__Set exercise__. Answer with one number: how many lines have "page".

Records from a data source
□ □ □
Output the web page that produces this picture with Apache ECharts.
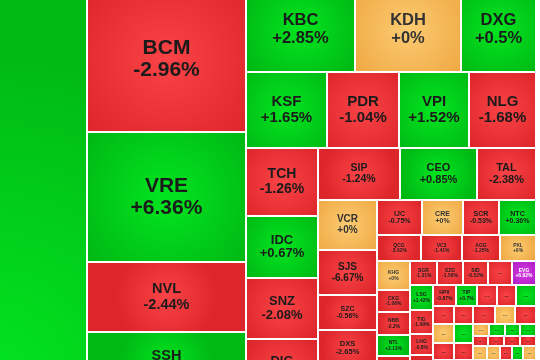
<!DOCTYPE html>
<html>
<head>
<meta charset="utf-8">
<script src="https://cdn.jsdelivr.net/npm/echarts@6/dist/echarts.min.js"></script>
<style>
html,body{margin:0;padding:0;background:#ffffff;}
#chart{width:540px;height:360px;}
</style>
</head>
<body>
<div id="chart"></div>
<script>
// ---- data (market-cap weights, % change from labels) ----
const tickers = ['VHM','BCM','VRE','NVL','SSH','KBC','KDH','DXG','KSF','PDR','VPI','NLG',
  'TCH','IDC','SNZ','DIG','SIP','CEO','TAL','VCR','SJS','SZC','DXS','IJC','CRE','SCR','NTC',
  'QCG','VC3','AGG','PXL','KHG','CKG','NBB','NTL','SGR','SZG','SID','EVG','LSG','TIG','LHG','HPX','TIP'];
const changes = [1.2,-2.96,6.36,-2.44,1.8,2.85,0,0.5,1.65,-1.04,1.52,-1.68,
  -1.26,0.67,-2.08,-1.1,-1.24,0.85,-2.38,0,-6.67,-0.56,-2.65,-0.75,0,-0.53,0.36,
  -3.62,-1.41,-1.25,0,0,-1.06,-2.2,2.11,-1.31,-1.56,-0.52,6.92,1.42,-1.09,-0.8,-0.87,0.7];
const caps = [142551,23055,20670,11130,10176,9265,9010,6375,6156,5472,5320,5092,
  4896,4464,4392,4176,4264,4004,3068,2950,2655,2065,2124,1575,1435,1260,1295,
  1144,1066,988,936,957,726,759,693,648,624,600,576,575,552,483,483,441];

// small unlabeled ("...") cells
const minorKeys  = ['hA','hB','hC','hD','hE','f1','g1','g2','g3','H1','H2','H3','H4','H5',
  'X1','X2','Y1','Y2','hF','r1a','r1b','r1c','r1d','r2a','r2b','r2c','r2d','r3a','r3b','r3c','r3d','r3e','hG'];
const minorMoves = ['up','down','down','down','down','down','down','down','up','down','down','down','ref','down',
  'ref','up','down','down','down','ref','up','up','up','down','down','down','down','ref','ref','down','up','ref','down'];
const minorCaps  = [2226,936,2596,1782,1265,576,420,399,420,378,342,396,360,378,
  399,361,357,323,2000,192,192,180,192,150,160,160,160,196,182,168,154,182,3150];

// grouping of the cells (nesting only)
const layoutTree = [
  'VHM',
  [
    [[['BCM', ['VRE', 'NVL']], 'SSH'], 'hA'],
    [
      ['KBC', 'KDH', 'DXG'],
      [
        ['KSF', 'PDR', 'VPI', 'NLG'],
        [
          [['TCH', ['IDC', ['SNZ', 'DIG']]], 'hB'],
          [
            ['SIP', 'CEO', 'TAL'],
            [
              ['VCR', ['SJS', ['SZC', ['DXS', 'hC']]]],
              [
                ['IJC', 'CRE', 'SCR', 'NTC'],
                [
                  ['QCG', 'VC3', 'AGG', 'PXL'],
                  [
                    ['KHG', ['CKG', ['NBB', ['NTL', 'hD']]]],
                    [
                      ['SGR', 'SZG', 'SID', 'f1', 'EVG'],
                      [
                        ['LSG', ['TIG', ['LHG', 'hE']]],
                        [
                          ['HPX', 'TIP', 'g1', 'g2', 'g3'],
                          [
                            ['H1', 'H2', 'H3', 'H4', 'H5'],
                            [
                              [['X1', 'X2'], [['Y1', 'Y2'], 'hF']],
                              [['r1a','r1b','r1c','r1d'], [['r2a','r2b','r2c','r2d'], [['r3a','r3b','r3c','r3d','r3e'], 'hG']]]
                            ]
                          ]
                        ]
                      ]
                    ]
                  ]
                ]
              ]
            ]
          ]
        ]
      ]
    ]
  ]
];

// ---- styles ----
const labelSize = {VHM:28,BCM:21,VRE:21,NVL:14.5,SSH:14.5,KBC:16.5,KDH:16.5,DXG:16.5,
  KSF:15,PDR:15,VPI:15,NLG:15,TCH:14,IDC:13,SNZ:13,DIG:13,SIP:10.5,CEO:11,TAL:11,
  VCR:10,SJS:10,SZC:7,DXS:7.5,IJC:7,CRE:7,SCR:7,NTC:7};
const FILLS = {up:['#02e520','#00ba14'], down:['#f94346','#dc2629'], ref:['#fccb72','#f0ab46'], ceil:['#d43de2','#ad1ac2']};
const INK = {up:'#1b1b1b', down:'#1b1b1b', ref:'#333333', ceil:'#ffffff'};

function moveOf(c){ return c >= 6.9 ? 'ceil' : c > 0 ? 'up' : c < 0 ? 'down' : 'ref'; }
function fmt(c){ return (c < 0 ? '' : '+') + c + '%'; }

let gid = 0;
function build(node){
  if (typeof node !== 'string') {
    return { name: 'g' + (gid++), children: node.map(build) };
  }
  let item, move;
  const i = tickers.indexOf(node);
  if (i >= 0) {
    move = moveOf(changes[i]);
    item = { name: tickers[i], value: caps[i], chg: changes[i] };
  } else {
    const j = minorKeys.indexOf(node);
    move = minorMoves[j];
    item = { name: '...', value: minorCaps[j], chg: null };
  }
  const fs = labelSize[item.name] || 5;
  const f = FILLS[move];
  const big = node === 'VHM';
  item.itemStyle = {
    color: { type: 'radial', x: big ? 0.7 : 0.5, y: big ? 0.95 : 0.5, r: big ? 1.0 : 0.75,
      colorStops: [{offset: 0, color: f[0]}, {offset: 1, color: f[1]}] },
    borderWidth: 1, borderColor: '#ffffff'
  };
  item.label = { fontSize: fs, lineHeight: Math.round(fs * 1.06 * 10) / 10, color: INK[move] };
  return item;
}

const chart = echarts.init(document.getElementById('chart'), null, {renderer: 'canvas'});
chart.setOption({
  backgroundColor: '#ffffff',
  animation: false,
  series: [{
    type: 'treemap',
    left: -250, top: -13, width: 786, height: 423,
    roam: false, nodeClick: false, silent: true,
    sort: false, squareRatio: 1, visibleMin: 0,
    breadcrumb: { show: false },
    itemStyle: { borderWidth: 0, gapWidth: 0, borderColor: '#ffffff' },
    upperLabel: { show: false },
    label: {
      show: true, position: 'inside', align: 'center', verticalAlign: 'middle',
      padding: 0, fontFamily: 'Liberation Sans, Arial, sans-serif', fontWeight: 'bold',
      formatter: function (p) {
        return p.data.chg == null ? p.name : p.name + '\n' + fmt(p.data.chg);
      }
    },
    emphasis: { disabled: true },
    data: layoutTree.map(build)
  }]
});
</script>
</body>
</html>
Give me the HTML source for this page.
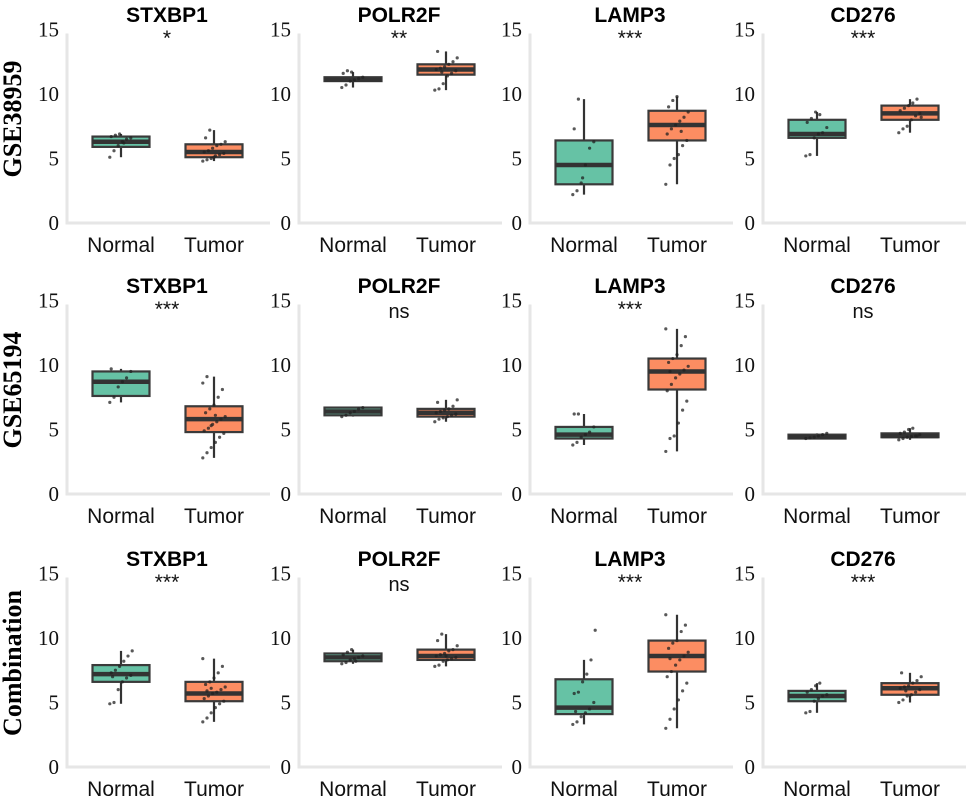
<!DOCTYPE html>
<html><head><meta charset="utf-8">
<style>
html,body{margin:0;padding:0;background:#fff;}
svg{display:block;}
</style></head>
<body>
<svg id="fig" width="969" height="801" viewBox="0 0 969 801" xmlns="http://www.w3.org/2000/svg"></svg>
<script>
const rowNames = ["GSE38959","GSE65194","Combination"];
const genes = ["STXBP1","POLR2F","LAMP3","CD276"];
const groups = ["Normal","Tumor"];
const yTicks = [0,5,10,15];
const sigLabels = [["*","**","***","***"],["***","ns","***","ns"],["***","ns","***","***"]];
// [whiskerLow, q1, median, q3, whiskerHigh]
const normalStats = [
 [5.1,5.9,6.3,6.7,6.9],[10.5,11.0,11.1,11.3,11.7],[2.2,3.0,4.5,6.4,9.6],[5.2,6.6,6.9,8.0,8.6],
 [7.1,7.6,8.7,9.5,9.7],[6.0,6.1,6.4,6.7,6.7],[3.8,4.3,4.6,5.2,6.2],[4.3,4.3,4.4,4.6,4.7],
 [4.9,6.6,7.2,7.9,9.0],[8.0,8.2,8.5,8.8,9.1],[3.3,4.1,4.6,6.8,8.3],[4.2,5.1,5.5,5.9,6.5]
];
const tumorStats = [
 [4.8,5.1,5.5,6.1,7.2],[10.3,11.5,11.9,12.3,13.3],[3.0,6.4,7.6,8.7,9.8],[7.0,8.0,8.5,9.1,9.6],
 [2.8,4.8,5.8,6.8,9.1],[5.6,6.0,6.3,6.6,7.3],[3.3,8.1,9.5,10.5,12.8],[4.2,4.4,4.5,4.7,5.1],
 [3.5,5.1,5.7,6.6,8.4],[7.8,8.3,8.6,9.1,10.3],[3.0,7.4,8.6,9.8,11.8],[5.0,5.6,6.1,6.5,7.3]
];
const normalPts = [
 [5.1,5.6,6.0,6.3,6.5,6.6,6.7,6.8,6.9,6.2],
 [10.5,10.7,11.0,11.1,11.2,11.3,11.6,11.8,11.7],
 [2.2,2.5,3.1,4.5,5.8,6.3,7.3,9.6,3.5],
 [5.2,5.3,6.6,6.9,7.0,7.4,7.8,8.1,8.6,8.4],
 [7.1,7.5,8.3,8.7,9.0,9.5,9.7],
 [6.0,6.1,6.3,6.4,6.6,6.7],
 [3.8,4.0,4.4,4.6,4.8,5.2,6.2,6.2],
 [4.3,4.35,4.4,4.5,4.6,4.7],
 [4.9,5.0,6.0,6.6,6.9,7.1,7.3,7.5,7.8,8.2,8.6,9.0,7.0],
 [8.0,8.1,8.3,8.4,8.5,8.6,8.7,8.9,9.1,8.2],
 [3.3,3.5,3.9,4.2,4.5,5.0,5.7,5.8,6.6,7.2,8.3,10.6,4.3],
 [4.2,4.3,5.1,5.3,5.5,5.6,5.8,6.0,6.3,6.5]
];
const tumorPts = [
 [4.8,4.9,5.0,5.2,5.3,5.4,5.5,5.6,5.8,6.0,6.1,6.3,6.6,7.2,5.1],
 [10.3,10.4,10.8,11.4,11.6,11.8,11.9,12.0,12.1,12.3,12.5,12.8,13.3,11.7],
 [3.0,4.5,5.0,5.3,6.0,6.4,6.9,7.3,7.6,7.9,8.2,8.6,9.0,9.5,9.8,7.1],
 [7.0,7.3,7.5,8.0,8.3,8.5,8.7,8.9,9.1,9.3,9.6,8.2],
 [2.8,3.2,3.6,4.0,4.4,4.7,4.9,5.1,5.4,5.6,5.8,6.0,6.3,6.6,6.9,7.5,8.1,8.6,9.1,5.3,6.1],
 [5.6,5.8,5.9,6.0,6.1,6.2,6.3,6.4,6.5,6.6,6.8,7.3,7.1],
 [3.3,4.3,4.5,5.5,6.5,7.2,8.0,8.5,9.0,9.3,9.6,9.9,10.2,10.5,10.8,11.5,12.2,12.8,9.5],
 [4.2,4.3,4.4,4.45,4.5,4.6,4.7,4.8,5.0,5.1,4.5],
 [3.5,3.8,4.2,4.6,4.9,5.1,5.3,5.5,5.7,5.8,6.0,6.2,6.4,6.6,6.9,7.3,7.8,8.4,5.9,6.1],
 [7.8,7.9,8.2,8.3,8.4,8.5,8.6,8.7,8.8,9.0,9.1,9.4,9.8,10.3,8.6],
 [3.0,3.7,4.5,5.2,5.9,6.5,7.0,7.4,7.9,8.3,8.6,8.9,9.2,9.6,9.8,10.5,11.0,11.8,8.4],
 [5.0,5.2,5.5,5.6,5.8,6.0,6.1,6.2,6.3,6.5,6.7,7.0,7.3,5.9]
];
const colors = ["#66c2a5","#fc8d62"];

const NS = "http://www.w3.org/2000/svg";
const svg = document.getElementById("fig");
function mk(tag, attrs, parent, text){
  const e = document.createElementNS(NS, tag);
  for (const k in attrs) e.setAttribute(k, attrs[k]);
  if (text !== undefined) e.textContent = text;
  (parent||svg).appendChild(e);
  return e;
}
const axisX0 = [67,299,530,763];
const rowY0 = [223,494,767];
const scale = 12.9;
const catOff = [54,147];
const boxW = 57;

rowNames.forEach((rn, r) => {
  const cy = rowY0[r] - 104;
  const t = mk("text",{x:0,y:0,transform:`translate(21,${cy}) rotate(-90)`,"text-anchor":"middle","font-family":"Liberation Serif, serif","font-weight":"bold","font-size":"26"},svg,rn);
  
  
});

for (let r=0;r<3;r++){
  for (let c=0;c<4;c++){
    const idx = r*4+c;
    const ax = axisX0[c], y0 = rowY0[r];
    const yS = v => y0 - v*scale;
    const g = mk("g",{});
    
    
    const va = mk("line",{x1:ax,y1:yS(15)+4,x2:ax,y2:y0,stroke:"#e6e6e6","stroke-width":3},g);
    
    
    const ha = mk("line",{x1:ax-1.5,y1:y0,x2:ax+203,y2:y0,stroke:"#e6e6e6","stroke-width":3},g);
    
    
    yTicks.forEach(v => {
      const tl = mk("text",{x:ax-8,y:yS(v)+7,"text-anchor":"end","font-family":"Liberation Serif, serif","font-size":"21",fill:"#111"},g,String(v));
      
      
    });
    const tt = mk("text",{x:ax+100,y:y0-201,"text-anchor":"middle","font-family":"Liberation Sans, sans-serif","font-weight":"bold","font-size":"21",fill:"#000"},g,genes[c]);
    
    
    const sl = sigLabels[r][c];
    const st = mk("text",{x:ax+100,y: sl==="ns" ? y0-176 : y0-178,"text-anchor":"middle","font-family":"Liberation Sans, sans-serif","font-size": sl==="ns"?"20":"21",fill:"#111"},g,sl);
    
    
    groups.forEach((gn, gi) => {
      const cx = ax + catOff[gi];
      const s = (gi===0?normalStats:tumorStats)[idx];
      const pts = (gi===0?normalPts:tumorPts)[idx];
      const xl = mk("text",{x:cx,y:y0+29,"text-anchor":"middle","font-family":"Liberation Sans, sans-serif","font-size":"21",fill:"#111"},g,gn);
      
      
      const wk = mk("line",{x1:cx,y1:yS(s[0]),x2:cx,y2:yS(s[4]),stroke:"#333","stroke-width":2.2},g);
      
      
      const bx = mk("rect",{x:cx-boxW/2,y:yS(s[3]),width:boxW,height:Math.max(1,yS(s[1])-yS(s[3])),fill:colors[gi],stroke:"#3a3a3a","stroke-width":2.2},g);
      
      
      const md = mk("line",{x1:cx-boxW/2,y1:yS(s[2]),x2:cx+boxW/2,y2:yS(s[2]),stroke:"#333","stroke-width":4.5},g);
      
      
      pts.forEach((v, k) => {
        const jx = ((k*37)%17 - 8) * 1.4;
        const p = mk("circle",{cx:cx+jx,cy:yS(v),r:1.6,fill:"#222","fill-opacity":0.75},g);
        
        
      });
    });
  }
}
</script>
</body></html>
□ □ □
__Expected output__. 2